🧠 Solving LeetCode Until I Become Top 1% — Day `11`

🔹 Problem: 2434. Using a Robot to Print the Lexicographically Smallest String

Difficulty: #Medium
Tags: #Greedy #Stack #HashMap

📝 Problem Summary

Find the lexicographically smallest string that can be formed by using a robot that can do the following operations:

Add a character to a stack t from the front of a string s.
Remove the top character from the stack t and append it to the result string res.

---n

🧠 My Thought Process

Brute Force Idea:
I was kinda close while thinking about the solution. And I actually thought of a greedy approach which is a little bit complex than the real solution. What can I say I'm still learning.
Optimized Strategy:
The main trick is to keep track of the next smallest possible character that can be added to the stack t while ensuring that the characters in t are in lexicographical order.
- Use a stack to build the result string.
- Set the min character to 'a' initially.
- Make a frequency map of characters in s to know how many characters are left to process.
- Iterate through the string s and for each character and add it to the stack if and update the frequency map.
- Now check if the prev min character count is Zero or not, if it is zero then we set the min character to the next smallest character in the alphabet.
- Now we can check if the last character in the stack is lexicographically smaller than the current min character and if it is then we can pop the last character from the stack and append it to the result string.
Algorithm Used:

[[greedy]]

⚙️ Code Implementation (Python)

from collections import deque
from collections import Counter
class Solution:
    def robotWithString(self, s: str) -> str:
        s = deque(s)
        c = Counter(s)
        res = []
        stack = []
        min_char = 'a'


        for ch in s:
            stack.append(ch)
            c[ch] -= 1

            while c[min_char] == 0:
                min_char = chr(ord(min_char) + 1)

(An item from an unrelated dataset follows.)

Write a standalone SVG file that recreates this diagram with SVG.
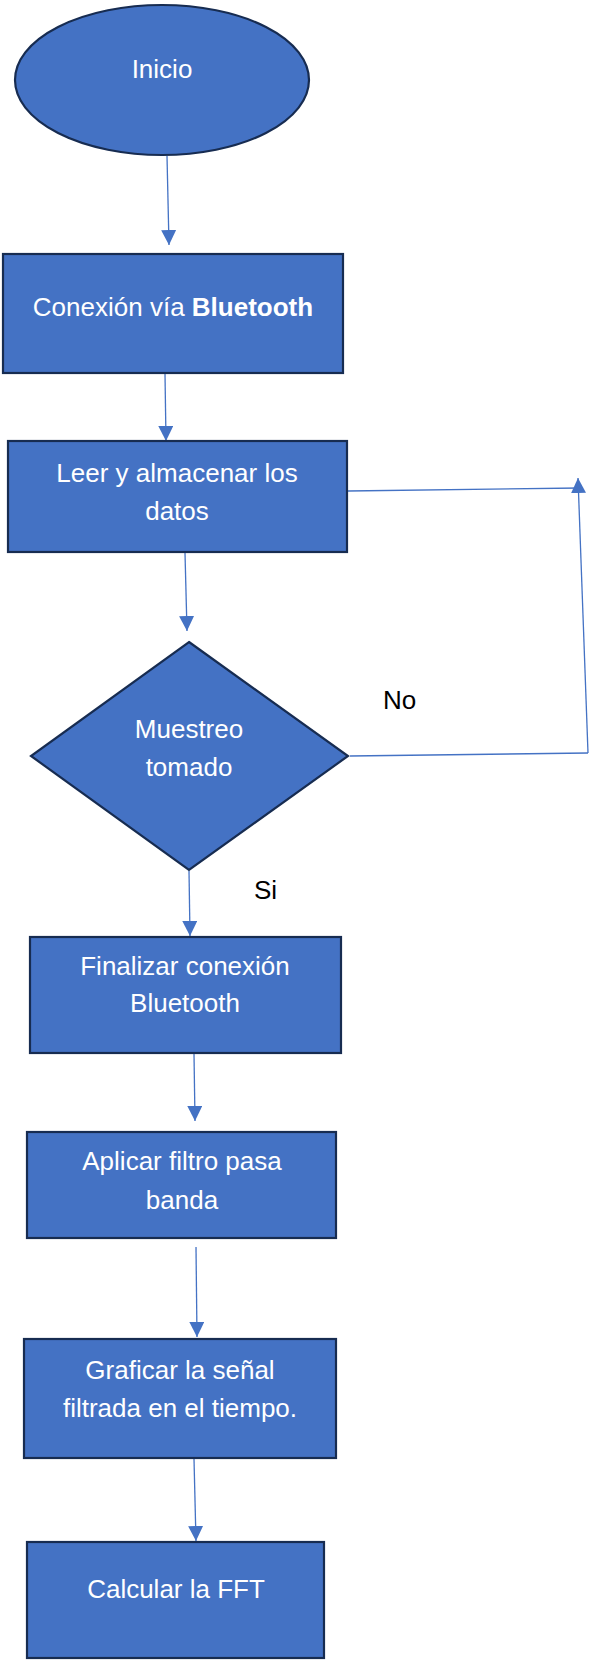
<svg xmlns="http://www.w3.org/2000/svg" width="590" height="1665" viewBox="0 0 590 1665">
<style>
.n{fill:#4472C4;stroke:#172C51;stroke-width:2.2}
.t{font-family:"Liberation Sans",Arial,sans-serif;font-size:26px;fill:#FFFFFF;text-anchor:middle}
.l{font-family:"Liberation Sans",Arial,sans-serif;font-size:26px;fill:#000000}
.c{fill:none;stroke:#4472C4;stroke-width:1.3}
</style>
<defs>
<marker id="ah" viewBox="0 0 10 10" refX="10" refY="5" markerWidth="15" markerHeight="15" markerUnits="userSpaceOnUse" orient="auto">
<path d="M0,0 L10,5 L0,10 z" fill="#4472C4"/>
</marker>
</defs>
<rect width="590" height="1665" fill="#FFFFFF"/>
<g id="connectors">
<line class="c" x1="167" y1="156" x2="169" y2="245" marker-end="url(#ah)"/>
<line class="c" x1="165" y1="374" x2="166" y2="441" marker-end="url(#ah)"/>
<line class="c" x1="185" y1="553" x2="187" y2="631" marker-end="url(#ah)"/>
<line class="c" x1="189" y1="871" x2="190" y2="936" marker-end="url(#ah)"/>
<line class="c" x1="194" y1="1054" x2="195" y2="1121" marker-end="url(#ah)"/>
<line class="c" x1="196" y1="1247" x2="197" y2="1337" marker-end="url(#ah)"/>
<line class="c" x1="194" y1="1459" x2="196" y2="1541" marker-end="url(#ah)"/>
<line class="c" x1="350" y1="756" x2="588" y2="753"/>
<line class="c" x1="588" y1="753" x2="578" y2="478" marker-end="url(#ah)"/>
<line class="c" x1="348" y1="491" x2="580" y2="488"/>
</g>
<g id="inicio">
<ellipse class="n" cx="162" cy="80" rx="147" ry="75"/>
<text class="t" x="162" y="78">Inicio</text>
</g>
<g id="conexion">
<rect class="n" x="3" y="254" width="340" height="119"/>
<text class="t" x="173" y="316">Conexión vía <tspan font-weight="bold">Bluetooth</tspan></text>
</g>
<g id="leer">
<rect class="n" x="8" y="441" width="339" height="111"/>
<text class="t" x="177" y="482">Leer y almacenar los</text>
<text class="t" x="177" y="520">datos</text>
</g>
<g id="muestreo">
<polygon class="n" points="189,642 348,756 189,870 31,756"/>
<text class="t" x="189" y="738">Muestreo</text>
<text class="t" x="189" y="776">tomado</text>
</g>
<g id="labels">
<text class="l" x="383" y="709">No</text>
<text class="l" x="254" y="899">Si</text>
</g>
<g id="finalizar">
<rect class="n" x="30" y="937" width="311" height="116"/>
<text class="t" x="185" y="975">Finalizar conexión</text>
<text class="t" x="185" y="1012">Bluetooth</text>
</g>
<g id="aplicar">
<rect class="n" x="27" y="1132" width="309" height="106"/>
<text class="t" x="182" y="1170">Aplicar filtro pasa</text>
<text class="t" x="182" y="1209">banda</text>
</g>
<g id="graficar">
<rect class="n" x="24" y="1339" width="312" height="119"/>
<text class="t" x="180" y="1379">Graficar la señal</text>
<text class="t" x="180" y="1417">filtrada en el tiempo.</text>
</g>
<g id="fft">
<rect class="n" x="27" y="1542" width="297" height="116"/>
<text class="t" x="176" y="1598">Calcular la FFT</text>
</g>
</svg>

            while stack and stack[-1] <= min_char:
                res.append(stack.pop())

        return ''.join(res)

⏱️ Time & Space Complexity

Time: O(n), where n is the length of the string s. Each character is processed once.
Space: O(n), for the stack and the result string.

🧩 Key Takeaways

✅ What concept or trick did I learn?
- Greedy decision-making in with stacks.
💡 What made this problem tricky?
- The challenge was to maintain the lexicographical order while efficiently managing the stack and the frequency of characters.
💭 How will I recognize a similar problem in the future?
- Look for problems involving stacks and lexicographical order, especially those that require maintaining a sorted order while processing characters.